* **Aim of the exercise**
Retype exactly what runs from the first line of the data to the line with "8.5, 3.5, 0]", keeping both of those lines and skipping pictures.

— start Available data —

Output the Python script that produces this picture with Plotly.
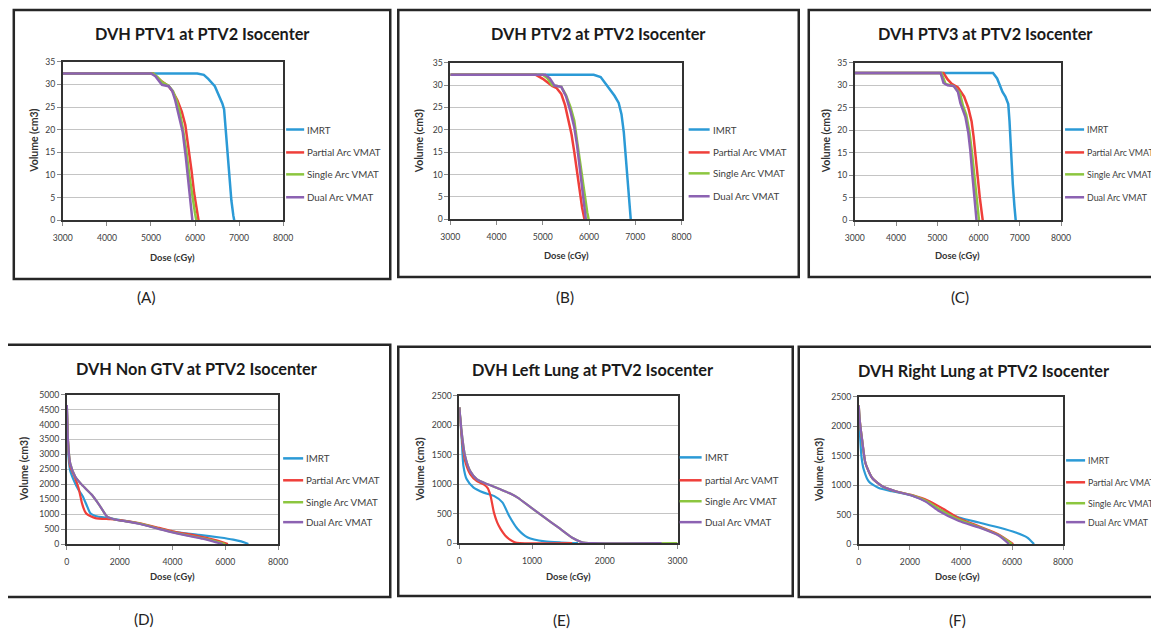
import plotly.graph_objects as go

W, H = 1190, 633
# empirical placement correction (observed = off + scale * figure coordinate)
SX, OXP = 0.982, 17.2
SY, OYP = 0.986, 13.1
FS = 1.0 / SX
FONT = "Lato"

SERIES = ["IMRT", "Partial Arc VMAT", "Single Arc VMAT", "Dual Arc VMAT"]
SERIES_E = ["IMRT", "partial Arc VAMT", "Single Arc VMAT", "Dual Arc VMAT"]
COLORS = ["#2b9ad6", "#ef3f3a", "#8cc63f", "#8c62b2"]

TITLES = ["DVH PTV1 at PTV2 Isocenter", "DVH PTV2 at PTV2 Isocenter", "DVH PTV3 at PTV2 Isocenter",
          "DVH Non GTV at PTV2 Isocenter", "DVH Left Lung at PTV2 Isocenter", "DVH Right Lung at PTV2 Isocenter"]
LABELS = ["(A)", "(B)", "(C)", "(D)", "(E)", "(F)"]
X_TITLE = "Dose (cGy)"
Y_TITLE = "Volume (cm3)"

# ---------------- Panel A: PTV1 ----------------
a_imrt_x = [3000, 6050, 6200, 6300, 6450, 6550, 6620, 6660, 6690, 6730, 6780, 6825, 6870, 6890]
a_imrt_y = [32.4, 32.4, 32.1, 31.2, 29.6, 27.5, 25.8, 24.5, 20.5, 15.5, 9.5, 4.4, 1.0, 0]
a_part_x = [3000, 5050, 5150, 5250, 5400, 5500, 5600, 5700, 5780, 5850, 5920, 5980, 6040, 6080]
a_part_y = [32.4, 32.4, 31.5, 30.6, 29.6, 28.3, 26.5, 24.0, 21.0, 16.5, 11.0, 6.0, 2.0, 0]
a_sing_x = [3000, 5050, 5150, 5250, 5400, 5500, 5580, 5650, 5720, 5800, 5870, 5940, 6000, 6030]
a_sing_y = [32.4, 32.4, 31.6, 30.5, 29.7, 28.5, 26.5, 24.0, 20.5, 15.5, 10.0, 5.0, 1.5, 0]
a_dual_x = [3000, 5000, 5100, 5200, 5250, 5400, 5480, 5550, 5600, 5650, 5720, 5790, 5850, 5900, 5940]
a_dual_y = [32.4, 32.4, 31.8, 30.5, 29.9, 29.6, 28.6, 26.5, 24.5, 23.0, 19.5, 14.0, 8.5, 3.5, 0]

# ---------------- Panel B: PTV2 ----------------
b_imrt_x = [3000, 6100, 6250, 6350, 6450, 6550, 6640, 6700, 6750, 6790, 6820, 6850, 6880, 6900]
b_imrt_y = [32.3, 32.3, 31.8, 30.4, 29.0, 27.6, 26.0, 23.5, 19.5, 14.0, 9.0, 5.0, 1.5, 0]
b_part_x = [3000, 4850, 5000, 5100, 5200, 5300, 5400, 5480, 5550, 5620, 5680, 5740, 5800, 5850, 5900]
b_part_y = [32.3, 32.3, 31.4, 30.6, 29.8, 29.3, 28.0, 25.5, 22.0, 19.0, 15.0, 10.5, 6.0, 2.5, 0]
b_sing_x = [3000, 5000, 5100, 5200, 5400, 5500, 5600, 5680, 5740, 5800, 5860, 5920, 5960, 5990]
b_sing_y = [32.3, 32.3, 31.5, 30.0, 29.6, 27.8, 25.0, 22.0, 17.5, 13.0, 8.5, 4.0, 1.5, 0]
b_dual_x = [3000, 5050, 5150, 5250, 5400, 5500, 5600, 5680, 5740, 5790, 5840, 5880, 5910, 5930]
b_dual_y = [32.3, 32.3, 31.5, 29.9, 29.6, 27.5, 24.0, 20.5, 16.5, 12.0, 7.5, 3.5, 1.0, 0]

# ---------------- Panel C: PTV3 ----------------
c_imrt_x = [3000, 6350, 6450, 6530, 6580, 6650, 6720, 6750, 6770, 6800, 6830, 6870, 6900]
c_imrt_y = [32.7, 32.7, 31.5, 29.5, 28.5, 27.5, 25.8, 22.0, 18.0, 13.0, 8.0, 3.0, 0]
c_part_x = [3000, 5150, 5250, 5350, 5500, 5650, 5750, 5830, 5880, 5930, 5980, 6030, 6070, 6100]
c_part_y = [32.7, 32.7, 31.3, 30.3, 29.5, 27.5, 25.0, 22.0, 18.5, 14.5, 9.5, 5.0, 1.5, 0]
c_sing_x = [3000, 5100, 5200, 5400, 5550, 5620, 5700, 5780, 5840, 5900, 5950, 5990, 6010]
c_sing_y = [32.7, 32.7, 30.3, 29.8, 28.2, 25.5, 23.5, 19.5, 15.0, 9.5, 5.0, 1.5, 0]
c_dual_x = [3000, 5080, 5150, 5250, 5400, 5500, 5560, 5620, 5680, 5750, 5800, 5850, 5900, 5950]
c_dual_y = [32.7, 32.7, 30.5, 30.0, 29.8, 28.5, 26.0, 24.5, 23.0, 19.5, 15.5, 10.0, 4.5, 0]

# ---------------- Panel D: Non GTV ----------------
d_imrt_x = [0, 30, 63, 120, 254, 444, 600, 750, 889, 1079, 1650, 2730, 4000, 5000, 5800, 6300, 6600, 6800, 6870]
d_imrt_y = [4650, 3800, 2930, 2480, 2150, 1810, 1600, 1300, 1030, 940, 860, 690, 420, 310, 220, 150, 90, 30, 0]
d_part_x = [0, 40, 127, 317, 444, 571, 680, 762, 900, 1079, 1650, 2000, 2730, 3500, 4000, 5000, 5700, 6100]
d_part_y = [4650, 3500, 2600, 2200, 1870, 1370, 1100, 1000, 930, 870, 830, 800, 700, 540, 430, 260, 120, 0]
d_sing_x = [0, 40, 127, 317, 571, 952, 1250, 1524, 1778, 2000, 2730, 3500, 4000, 4700, 5150, 5600, 6000]
d_sing_y = [4650, 3500, 2700, 2260, 1980, 1640, 1280, 920, 830, 790, 690, 510, 400, 270, 190, 100, 0]
d_dual_x = [0, 40, 127, 317, 571, 952, 1250, 1524, 1778, 2000, 2730, 3500, 4000, 4700, 5143, 5500, 5900]
d_dual_y = [4650, 3500, 2700, 2260, 1980, 1640, 1280, 920, 830, 790, 680, 500, 390, 260, 180, 100, 0]

# ---------------- Panel E: Left Lung ----------------
e_imrt_x = [0, 33, 56, 102, 196, 335, 475, 592, 685, 801, 941, 1174, 1400, 1630]
e_imrt_y = [2300, 1760, 1310, 1080, 940, 855, 800, 690, 460, 240, 95, 28, 10, 0]
e_part_x = [0, 33, 79, 149, 242, 340, 390, 429, 475, 520, 568, 630, 685, 760, 830, 1550]
e_part_y = [2300, 1810, 1390, 1170, 1050, 990, 930, 800, 520, 350, 236, 130, 68, 15, 0, 0]
e_sing_x = [0, 33, 79, 149, 242, 382, 568, 700, 801, 987, 1174, 1360, 1546, 1686, 1826, 3000]
e_sing_y = [2300, 1870, 1475, 1220, 1080, 1000, 910, 840, 770, 600, 430, 265, 95, 15, 0, 0]
e_dual_x = [0, 33, 79, 149, 242, 382, 568, 700, 801, 987, 1174, 1360, 1546, 1686, 1826, 2780]
e_dual_y = [2300, 1870, 1475, 1220, 1080, 1000, 910, 840, 770, 600, 430, 265, 95, 15, 0, 0]

# ---------------- Panel F: Right Lung ----------------
f_imrt_x = [0, 26, 105, 196, 392, 784, 1307, 2092, 2614, 3137, 3922, 4706, 5490, 6144, 6601, 6863]
f_imrt_y = [2350, 2040, 1480, 1260, 1060, 950, 895, 820, 730, 590, 450, 365, 280, 195, 110, 0]
f_part_x = [0, 26, 131, 261, 523, 915, 1438, 2092, 2700, 3300, 3922, 4706, 5490, 6050]
f_part_y = [2350, 2150, 1760, 1370, 1120, 980, 895, 830, 740, 600, 440, 300, 160, 0]
f_sing_x = [0, 26, 131, 261, 523, 915, 1438, 2092, 2650, 3200, 3922, 4706, 5490, 6000]
f_sing_y = [2350, 2150, 1760, 1370, 1120, 980, 895, 825, 730, 580, 415, 290, 150, 0]
f_dual_x = [0, 26, 131, 261, 523, 915, 1438, 2092, 2614, 3137, 3922, 4706, 5490, 5882]
f_dual_y = [2350, 2150, 1760, 1370, 1120, 980, 895, 820, 720, 560, 390, 280, 140, 0]

PANEL_DATA = [
    [(a_imrt_x, a_imrt_y), (a_part_x, a_part_y), (a_sing_x, a_sing_y), (a_dual_x, a_dual_y)],
    [(b_imrt_x, b_imrt_y), (b_part_x, b_part_y), (b_sing_x, b_sing_y), (b_dual_x, b_dual_y)],
    [(c_imrt_x, c_imrt_y), (c_part_x, c_part_y), (c_sing_x, c_sing_y), (c_dual_x, c_dual_y)],
    [(d_imrt_x, d_imrt_y), (d_part_x, d_part_y), (d_sing_x, d_sing_y), (d_dual_x, d_dual_y)],
    [(e_imrt_x, e_imrt_y), (e_part_x, e_part_y), (e_sing_x, e_sing_y), (e_dual_x, e_dual_y)],
    [(f_imrt_x, f_imrt_y), (f_part_x, f_part_y), (f_sing_x, f_sing_y), (f_dual_x, f_dual_y)],
]
X_RANGES = [[3000, 8000], [3000, 8000], [3000, 8000], [0, 8000], [0, 3000], [0, 8000]]
X_DTICK = [1000, 1000, 1000, 2000, 1000, 2000]
Y_RANGES = [[0, 35], [0, 35], [0, 35], [0, 5000], [0, 2500], [0, 2500]]
Y_DTICK = [5, 5, 5, 500, 500, 500]

# ---------------- layout geometry (target picture pixels) ----------------
BOXES = [(13, 9, 389, 279), (397, 9, 797, 277), (807, 9, 1185, 277),
         (4, 345, 389, 598), (397, 347, 791, 597), (797, 347, 1185, 598)]
PLOTS = [(62, 61, 282, 220), (449, 62, 680, 219), (853, 62, 1059, 220),
         (66, 395, 277, 545), (458, 396, 676, 544), (857, 397, 1061, 545)]
TITLE_POS = [(201, 33), (597, 33), (984, 33), (196, 369), (592, 370), (982, 371)]
XT_POS = [(172, 257), (565, 255), (956, 255), (172, 578), (567, 578), (956, 578)]
YT_X = [33, 418, 825, 24, 419, 818]
LEG = [(285, 303, [129, 152, 174, 197]), (687, 708, [129, 152, 173, 196]),
       (1063, 1082, [129, 152, 174, 197]), (282, 302, [459, 481, 503, 523]),
       (678, 700, [458, 481, 502, 523]), (1064, 1083, [461, 483, 504, 523])]
LEG_FONT = [9.6, 9.6, 8.7, 9.6, 9.6, 8.7]
LAB_POS = [(146, 297), (564, 297), (958, 297), (143, 620), (560, 621), (956, 621)]


def px(x):
    return ((x - OXP) / SX) / W


def py(y):
    return 1 - ((y - OYP) / SY) / H


fig = go.Figure()
layout = dict(width=W, height=H, margin=dict(l=0, r=0, t=0, b=0), autosize=False,
              paper_bgcolor="white", plot_bgcolor="white", showlegend=False,
              font=dict(family=FONT, color="#333"))
shapes, annotations = [], []

for i in range(6):
    n = "" if i == 0 else str(i + 1)
    l, t, r, b = PLOTS[i]
    lw = 2.5 if i < 3 else 2.2
    names = SERIES_E if i == 4 else SERIES
    for k, (xs, ys) in enumerate(PANEL_DATA[i]):
        fig.add_trace(go.Scatter(x=xs, y=ys, mode="lines", name=names[k],
                                 line=dict(color=COLORS[k], width=lw,
                                           shape="linear" if i < 3 else "spline", smoothing=0.6),
                                 xaxis="x" + n, yaxis="y" + n, hoverinfo="skip"))
    axcommon = dict(showline=True, mirror=True, linecolor="#333333", linewidth=1.8,
                    ticks="outside", ticklen=4, tickcolor="#8a8a8a", zeroline=False,
                    tickfont=dict(family=FONT, size=8.5 * FS, color="#404040"), fixedrange=True)
    layout["xaxis" + n] = dict(axcommon, domain=[px(l), px(r)], range=X_RANGES[i],
                               dtick=X_DTICK[i], tick0=0, showgrid=False,
                               anchor="y" + n, ticklabelstandoff=5)
    layout["yaxis" + n] = dict(axcommon, domain=[py(b), py(t)], range=Y_RANGES[i],
                               dtick=Y_DTICK[i], tick0=0, showgrid=True,
                               gridcolor="#c4c4c4", gridwidth=1.3, anchor="x" + n)
    # frame box
    bl, bt, br, bb = BOXES[i]
    shapes.append(dict(type="rect", xref="paper", yref="paper", x0=px(bl), x1=px(br),
                       y0=py(bb), y1=py(bt), line=dict(color="#262626", width=2.5)))
    # title
    annotations.append(dict(text="<b>" + TITLES[i] + "</b>", x=px(TITLE_POS[i][0]), y=py(TITLE_POS[i][1]),
                            xref="paper", yref="paper", showarrow=False, xanchor="center", yanchor="middle",
                            font=dict(family=FONT, size=16 * FS, color="#1a1a1a")))
    # axis titles
    annotations.append(dict(text="<b>" + X_TITLE + "</b>", x=px(XT_POS[i][0]), y=py(XT_POS[i][1]),
                            xref="paper", yref="paper", showarrow=False, xanchor="center", yanchor="middle",
                            font=dict(family=FONT, size=9.2 * FS, color="#333")))
    annotations.append(dict(text="<b>" + Y_TITLE + "</b>", x=px(YT_X[i]), y=py((t + b) / 2),
                            xref="paper", yref="paper", showarrow=False, xanchor="center", yanchor="middle",
                            textangle=-90, font=dict(family=FONT, size=10.3 * FS, color="#333")))
    # legend
    x0, x1, ys_ = LEG[i]
    for k in range(4):
        shapes.append(dict(type="line", xref="paper", yref="paper", x0=px(x0), x1=px(x1),
                           y0=py(ys_[k]), y1=py(ys_[k]), line=dict(color=COLORS[k], width=2.5)))
        annotations.append(dict(text=names[k], x=px(x1 + 1), y=py(ys_[k]), xref="paper", yref="paper",
                                showarrow=False, xanchor="left", yanchor="middle",
                                font=dict(family=FONT, size=LEG_FONT[i] * FS, color="#404040")))
    # panel label
    annotations.append(dict(text=LABELS[i], x=px(LAB_POS[i][0]), y=py(LAB_POS[i][1]),
                            xref="paper", yref="paper", showarrow=False, xanchor="center", yanchor="middle",
                            font=dict(family=FONT, size=15 * FS, color="#222")))

layout["shapes"] = shapes
layout["annotations"] = annotations
fig.update_layout(**layout)
fig.write_html("out.html")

— end Available data —

* **Output of the exercise**
Output the Python script that produces this picture with Plotly.
import plotly.graph_objects as go

W, H = 1190, 633
# empirical placement correction (observed = off + scale * figure coordinate)
SX, OXP = 0.982, 17.2
SY, OYP = 0.986, 13.1
FS = 1.0 / SX
FONT = "Lato"

SERIES = ["IMRT", "Partial Arc VMAT", "Single Arc VMAT", "Dual Arc VMAT"]
SERIES_E = ["IMRT", "partial Arc VAMT", "Single Arc VMAT", "Dual Arc VMAT"]
COLORS = ["#2b9ad6", "#ef3f3a", "#8cc63f", "#8c62b2"]

TITLES = ["DVH PTV1 at PTV2 Isocenter", "DVH PTV2 at PTV2 Isocenter", "DVH PTV3 at PTV2 Isocenter",
          "DVH Non GTV at PTV2 Isocenter", "DVH Left Lung at PTV2 Isocenter", "DVH Right Lung at PTV2 Isocenter"]
LABELS = ["(A)", "(B)", "(C)", "(D)", "(E)", "(F)"]
X_TITLE = "Dose (cGy)"
Y_TITLE = "Volume (cm3)"

# ---------------- Panel A: PTV1 ----------------
a_imrt_x = [3000, 6050, 6200, 6300, 6450, 6550, 6620, 6660, 6690, 6730, 6780, 6825, 6870, 6890]
a_imrt_y = [32.4, 32.4, 32.1, 31.2, 29.6, 27.5, 25.8, 24.5, 20.5, 15.5, 9.5, 4.4, 1.0, 0]
a_part_x = [3000, 5050, 5150, 5250, 5400, 5500, 5600, 5700, 5780, 5850, 5920, 5980, 6040, 6080]
a_part_y = [32.4, 32.4, 31.5, 30.6, 29.6, 28.3, 26.5, 24.0, 21.0, 16.5, 11.0, 6.0, 2.0, 0]
a_sing_x = [3000, 5050, 5150, 5250, 5400, 5500, 5580, 5650, 5720, 5800, 5870, 5940, 6000, 6030]
a_sing_y = [32.4, 32.4, 31.6, 30.5, 29.7, 28.5, 26.5, 24.0, 20.5, 15.5, 10.0, 5.0, 1.5, 0]
a_dual_x = [3000, 5000, 5100, 5200, 5250, 5400, 5480, 5550, 5600, 5650, 5720, 5790, 5850, 5900, 5940]
a_dual_y = [32.4, 32.4, 31.8, 30.5, 29.9, 29.6, 28.6, 26.5, 24.5, 23.0, 19.5, 14.0, 8.5, 3.5, 0]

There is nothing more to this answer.